With the sync complete, let's open up the native IDEs.

• For iOS, run npx cap open ios to launch the project in Xcode.
• For Android, run npx cap open android to open it in Android Studio.

Once you're in the IDE, you'll see a standard native project structure. But if you poke around, you'll find a special www or public folder that contains your entire Next.js application. This single-codebase approach is a massive win. Using React JS for mobile this way means you maintain one set of code that works everywhere, a huge improvement over building two separate apps from scratch. You can find more details on why this cross-platform method is so efficient on aijourn.com.

Running on Simulators and Real Devices#

Inside Android Studio, you can either pick a virtual device from the AVD Manager or plug in your own Android phone with a USB cable.

As you can see in the screenshot, you just select your target device and smash that green "Run" button. Android Studio will then compile the native code, bundle it with your web app, and install the final .apk or .aab file right onto your device.

Common Pitfall to Avoid: Getting the dreaded "white screen of death"? It's a classic. This usually means Capacitor couldn't find your web assets. Go back and double-check that the webDir in capacitor.config.ts is set to 'out'. Also, make sure you actually ran next build && next export before running the sync command.

The flow in Xcode is just as straightforward. Choose an iOS Simulator or your connected iPhone from the list at the top of the window, and click the "Play" button. Just like that, you'll have a fully functional app, built with React, running right in your hand. Pretty cool, right?

Common Questions About React JS for Mobile#

Whenever you dive into a new way of building things, a few questions are bound to pop up. When I first started exploring how to use React JS for mobile by combining Next.js and Capacitor, I had my own doubts about performance, native features, and whether it could handle a "real" app.

Let's get right into some of the most common questions I hear from other developers.

How Does the Performance Compare to a Pure React Native App?#

This is the big one, isn't it? I get it. The honest answer is that the performance of a Next.js app running inside Capacitor is fantastic. For the vast majority of apps out there, your users won't be able to tell the difference between this setup and a pure React Native build.
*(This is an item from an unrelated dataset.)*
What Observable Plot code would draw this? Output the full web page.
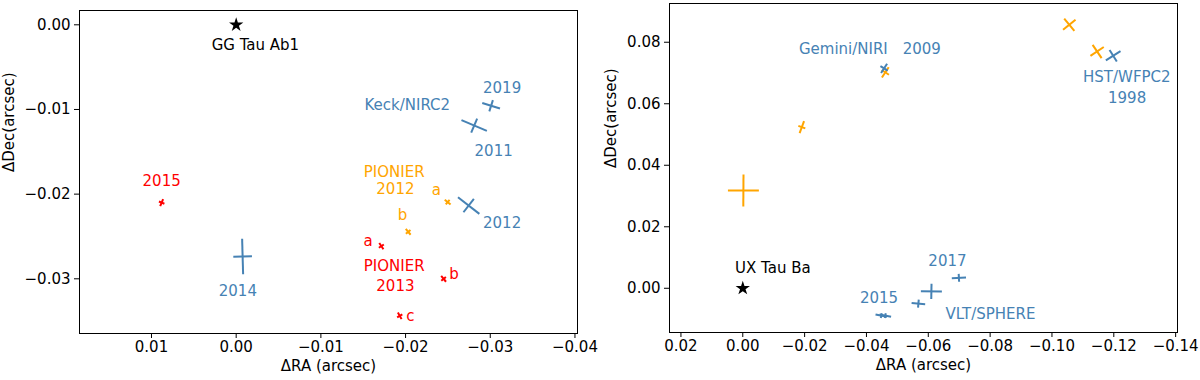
<!DOCTYPE html>
<html><head><meta charset="utf-8">
<script src="https://cdn.jsdelivr.net/npm/d3@7"></script>
<script src="https://cdn.jsdelivr.net/npm/@observablehq/plot@0.6"></script>
<style>
body{margin:0;background:#fff;}
#wrap{display:flex;width:1200px;height:380px;}
</style></head><body><div id="wrap"></div>
<script>
// ---------- Left panel: GG Tau Ab2 relative to Ab1 ----------
const ggPointGroup = ["Keck/NIRC2","Keck/NIRC2","Keck/NIRC2","Keck/NIRC2","PIONIER 2012","PIONIER 2012","PIONIER 2013","PIONIER 2013","PIONIER 2013","PIONIER 2013"];
const ggPointName  = ["2011","2019","2012","2014","2012 a","2012 b","2013 a","2013 b","2013 c","2015"];
const ggRA     = [-0.0281, -0.0301, -0.02745, -0.00076, -0.02497, -0.02031, -0.01714, -0.02449, -0.01931, 0.0088];
const ggDec    = [-0.0119, -0.00956, -0.02135, -0.02737, -0.02094, -0.02445, -0.02614, -0.0300, -0.03437, -0.0210];
const ggSepErr = [0.00163, 0.0011, 0.0016, 0.0021, 0.00045, 0.00045, 0.00045, 0.00045, 0.00045, 0.00045];
const ggTanErr = [0.0009, 0.0007, 0.0010, 0.0011, 0.00035, 0.00035, 0.00035, 0.00035, 0.00035, 0.00035];

const ggTextLabel = ["GG Tau Ab1","2015","2014","Keck/NIRC2","2019","2011","PIONIER","2012","a","2012","b","a","PIONIER","2013","b","c"];
const ggTextGroup = ["primary","PIONIER 2013","Keck/NIRC2","Keck/NIRC2","Keck/NIRC2","Keck/NIRC2","PIONIER 2012","PIONIER 2012","PIONIER 2012","Keck/NIRC2","PIONIER 2012","PIONIER 2013","PIONIER 2013","PIONIER 2013","PIONIER 2013","PIONIER 2013"];
const ggTextRA    = [-0.00227, 0.0088, -0.0002, -0.0202, -0.0314, -0.0304, -0.01865, -0.0188, -0.02363, -0.0314, -0.01963, -0.01557, -0.01865, -0.0188, -0.02571, -0.02058];
const ggTextDec   = [-0.00244, -0.01842, -0.03142, -0.00945, -0.00747, -0.01496, -0.01744, -0.0194, -0.01953, -0.02342, -0.02244, -0.02551, -0.02847, -0.0309, -0.02941, -0.03446];

const ggXTicks = [0.01, 0.00, -0.01, -0.02, -0.03, -0.04];
const ggYTicks = [0.00, -0.01, -0.02, -0.03];

// ---------- Right panel: UX Tau Bb relative to Ba ----------
const uxPointGroup = ["literature","literature","literature","literature","literature","this work","this work","this work","this work","this work","this work","this work"];
const uxRA     = [-0.0002, -0.0191, -0.0461, -0.1056, -0.1146, -0.0457, -0.1198, -0.0448, -0.0461, -0.0568, -0.0610, -0.0699];
const uxDec    = [0.0318, 0.0524, 0.0702, 0.0857, 0.0770, 0.0715, 0.0756, -0.0089, -0.0089, -0.0050, -0.0010, 0.0034];
const uxSepErr = [0.0052, 0.0021, 0.0020, 0.0026, 0.0026, 0.0018, 0.0028, 0.0019, 0.0019, 0.0022, 0.0034, 0.0023];
const uxTanErr = [0.0050, 0.0012, 0.0014, 0.0026, 0.0026, 0.0014, 0.0022, 0.0008, 0.0008, 0.0013, 0.0025, 0.0013];

const uxTextLabel = ["UX Tau Ba","Gemini/NIRI","2009","HST/WFPC2","1998","2017","2015","VLT/SPHERE"];
const uxTextGroup = ["primary","this work","this work","this work","this work","this work","this work","this work"];
const uxTextRA    = [-0.00974, -0.03253, -0.0579, -0.1242, -0.1243, -0.0662, -0.04406, -0.0801];
const uxTextDec   = [0.0064, 0.0778, 0.0778, 0.0688, 0.0618, 0.00877, -0.00334, -0.00844];

const uxXTicks = [0.02, 0.00, -0.02, -0.04, -0.06, -0.08, -0.10, -0.12, -0.14];
const uxYTicks = [0.00, 0.02, 0.04, 0.06, 0.08];

const xLabel = "ΔRA (arcsec)";
const yLabel = "ΔDec(arcsec)";

// error-bar arms: radial (separation) and tangential (position angle) around the primary at origin
function arms(ra, dec, sepErr, tanErr, group) {
  const out = [];
  ra.forEach((x, i) => {
    const y = dec[i], r = Math.hypot(x, y);
    const ux = x / r, uy = y / r, tx = -uy, ty = ux;
    const s = sepErr[i], t = tanErr[i];
    out.push({x1: x - s*ux, y1: y - s*uy, x2: x + s*ux, y2: y + s*uy, g: group[i]});
    out.push({x1: x - t*tx, y1: y - t*ty, x2: x + t*tx, y2: y + t*ty, g: group[i]});
  });
  return out;
}

const FS = 15;
function panel(o) {
  const segs = arms(o.ra, o.dec, o.sepErr, o.tanErr, o.group);
  const idx = o.textLabel.map((_, i) => i);
  return Plot.plot({
    width: 600, height: 380,
    marginLeft: o.ml, marginRight: o.mr, marginTop: o.mt, marginBottom: o.mb,
    style: {fontFamily: "DejaVu Sans", fontSize: FS + "px", background: "white", color: "black", overflow: "visible"},
    x: {domain: o.xDomain},
    y: {domain: o.yDomain},
    color: {type: "ordinal", domain: o.colorDomain, range: o.colorRange},
    marks: [
      Plot.frame({stroke: "black", strokeWidth: 1}),
      Plot.axisX({ticks: o.xTicks, tickFormat: d3.format(".2f"), tickSize: 5, tickPadding: 3, label: null, fontSize: FS}),
      Plot.axisY({ticks: o.yTicks, tickFormat: d3.format(".2f"), tickSize: 5, tickPadding: 4, label: null, fontSize: FS}),
      Plot.link(segs, {x1: "x1", y1: "y1", x2: "x2", y2: "y2", stroke: "g", strokeWidth: 2}),
      Plot.dot([0], {x: () => 0, y: () => 0, symbol: "star", fill: "black", r: 4.5}),
      Plot.text(idx, {x: i => o.textRA[i], y: i => o.textDec[i], text: i => o.textLabel[i], fill: i => o.textGroup[i], fontSize: FS, textAnchor: "middle"}),
      Plot.text([xLabel], {frameAnchor: "bottom", dy: 37, text: d => d, fontSize: FS}),
      Plot.text([yLabel], {frameAnchor: "left", dx: o.ylDx, rotate: -90, text: d => d, fontSize: FS})
    ]
  });
}

const wrap = document.getElementById("wrap");
wrap.append(panel({
  ml: 79, mr: 23, mt: 10, mb: 47,
  xDomain: [0.0185, -0.0403], yDomain: [-0.03646, 0.00169],
  xTicks: ggXTicks, yTicks: ggYTicks,
  ra: ggRA, dec: ggDec, sepErr: ggSepErr, tanErr: ggTanErr, group: ggPointGroup,
  textLabel: ggTextLabel, textGroup: ggTextGroup, textRA: ggTextRA, textDec: ggTextDec,
  colorDomain: ["primary","Keck/NIRC2","PIONIER 2012","PIONIER 2013"],
  colorRange: ["black","#4682b4","#ffa500","#ff0000"],
  ylDx: -70
}));
wrap.append(panel({
  ml: 69, mr: 23, mt: 3, mb: 48,
  xDomain: [0.0237, -0.1406], yDomain: [-0.01438, 0.0926],
  xTicks: uxXTicks, yTicks: uxYTicks,
  ra: uxRA, dec: uxDec, sepErr: uxSepErr, tanErr: uxTanErr, group: uxPointGroup,
  textLabel: uxTextLabel, textGroup: uxTextGroup, textRA: uxTextRA, textDec: uxTextDec,
  colorDomain: ["primary","this work","literature"],
  colorRange: ["black","#4682b4","#ffa500"],
  ylDx: -58
}));
</script></body></html>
Capacitor renders your app in a cutting-edge, native WebView, which is incredibly zippy on today's phones. The real victory here is how fast you can develop and the simplicity of maintaining a single codebase for both your web and mobile apps. That benefit almost always trumps the tiny performance edge React Native might have in graphically intense scenarios, like a 3D game.
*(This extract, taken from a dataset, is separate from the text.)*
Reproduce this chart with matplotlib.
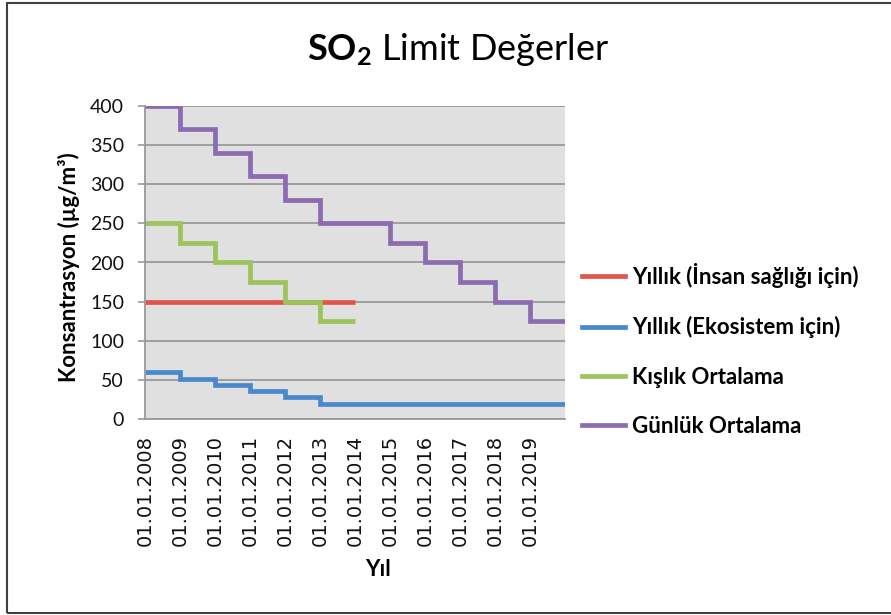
import matplotlib
matplotlib.use("Agg")
import matplotlib.pyplot as plt
import numpy as np
from matplotlib.patches import Rectangle

categories = ['01.01.2008', '01.01.2009', '01.01.2010', '01.01.2011', '01.01.2012', '01.01.2013',
              '01.01.2014', '01.01.2015', '01.01.2016', '01.01.2017', '01.01.2018', '01.01.2019']
insan_sagligi = [150, 150, 150, 150, 150, 150]
ekosistem = [60, 52, 44, 36, 28, 20, 20, 20, 20, 20, 20, 20]
kislik = [250, 225, 200, 175, 150, 125]
gunluk = [400, 370, 340, 310, 280, 250, 250, 225, 200, 175, 150, 125]

series_labels = ['Yıllık (İnsan sağlığı için)', 'Yıllık (Ekosistem için)',
                 'Kışlık Ortalama', 'Günlük Ortalama']
colors = ['#e0554c', '#4a88cc', '#9cc45a', '#8c6bb0']
yticks = [0, 50, 100, 150, 200, 250, 300, 350, 400]

plt.rcParams['font.family'] = ['Lato', 'DejaVu Sans']

W, H = 891, 615
fig = plt.figure(figsize=(W / 100, H / 100), dpi=100)
ax = fig.add_axes([145 / W, 1 - 419.3 / H, 420 / W, 313.6 / H])
ax.set_facecolor('#e0e0e0')

for vals, lab, c in zip([insan_sagligi, ekosistem, kislik, gunluk], series_labels, colors):
    edges = np.arange(len(vals) + 1)
    ax.stairs(vals, edges, baseline=None, color=c, linewidth=3.4, label=lab)

ax.set_xlim(0, len(categories))
ax.set_ylim(0, 400)
ax.set_yticks(yticks)
ax.set_xticks(np.arange(len(categories)))
ax.set_xticklabels(categories, rotation=90, fontfamily='DejaVu Sans', fontsize=14, color='#111111')
ax.tick_params(axis='x', length=0, pad=11)
ax.tick_params(axis='y', length=5, width=1.2, color='#9a9a9a', pad=10, labelsize=14, labelcolor='#111111')
ax.yaxis.grid(True, color='#9a9a9a', linewidth=1.3)
ax.set_axisbelow(True)
for s in ['top', 'right']:
    ax.spines[s].set_visible(False)
for s in ['left', 'bottom']:
    ax.spines[s].set_color('#9a9a9a')
    ax.spines[s].set_linewidth(1.3)

ax.set_ylabel('Konsantrasyon (µg/m³)', fontsize=16, fontweight='bold')
ax.yaxis.label.set(rotation_mode='default', ha='right', va='center')
ax.yaxis.set_label_coords((80 - 145) / 420, (419.3 - 267) / 313.6)
ax.set_xlabel('Yıl', fontsize=16, fontweight='bold')
ax.xaxis.set_label_coords((378 - 145) / 420, (419.3 - 559) / 313.6)

leg = fig.legend(loc='center left', bbox_to_anchor=(582 / W, 1 - 350 / H), frameon=False,
                 prop={'weight': 'bold', 'size': 16}, handlelength=1.95,
                 handletextpad=0.3, labelspacing=1.28, borderpad=0, borderaxespad=0)

plt.rcParams['mathtext.fontset'] = 'custom'
plt.rcParams['mathtext.bf'] = 'Lato:bold'
plt.rcParams['mathtext.rm'] = 'Lato'
fig.text(458 / W, 1 - 50 / H, r'$\mathbf{SO_2}$ Limit Değerler', fontsize=26,
         ha='center', va='center')

fig.patches.append(Rectangle((7 / W, 2 / H), 1.2, (612 - 2) / H, transform=fig.transFigure,
                             fill=False, edgecolor='#404040', linewidth=1.5, clip_on=False))

fig.savefig('out.png', dpi=100)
For most applications, even complex, data-heavy ones, performance is a non-issue. You get a snappy, responsive UI that feels every bit as native as you'd hope.

If you're just starting out, we've put together a friendly guide on https://nextnative.dev/blog/mobile-app-development-for-beginners that breaks down these core ideas even further.

Can I Actually Access Native Device APIs?#

Yes, one hundred percent. You get full, unrestricted access to the device's hardware and native features. It's not a walled garden. Capacitor provides official plugins for all the usual suspects:

• Camera
• Geolocation
• Push Notifications
• Filesystem
• Haptics and vibrations

And what if you need something more specific? Chances are, the community has already built a plugin for it. In the rare case you have a truly custom need, you can write your own native plugin to tap into any iOS or Android SDK you want. You'll never hit a dead end.

Is This a Good Choice for Large, Complex Applications?#

Absolutely. This stack is more than ready for prime time and scales beautifully for large, complex projects. Next.js gives you a powerful foundation with features built for scale, like automatic code splitting, server-side rendering, and a rock-solid routing system.

Capacitor itself is designed to be lean and stay out of your way. It’s all about letting your web app take center stage without the native container getting in the way. I've seen major companies use this exact web-first approach to serve millions of users across their website and mobile apps, all from a single codebase.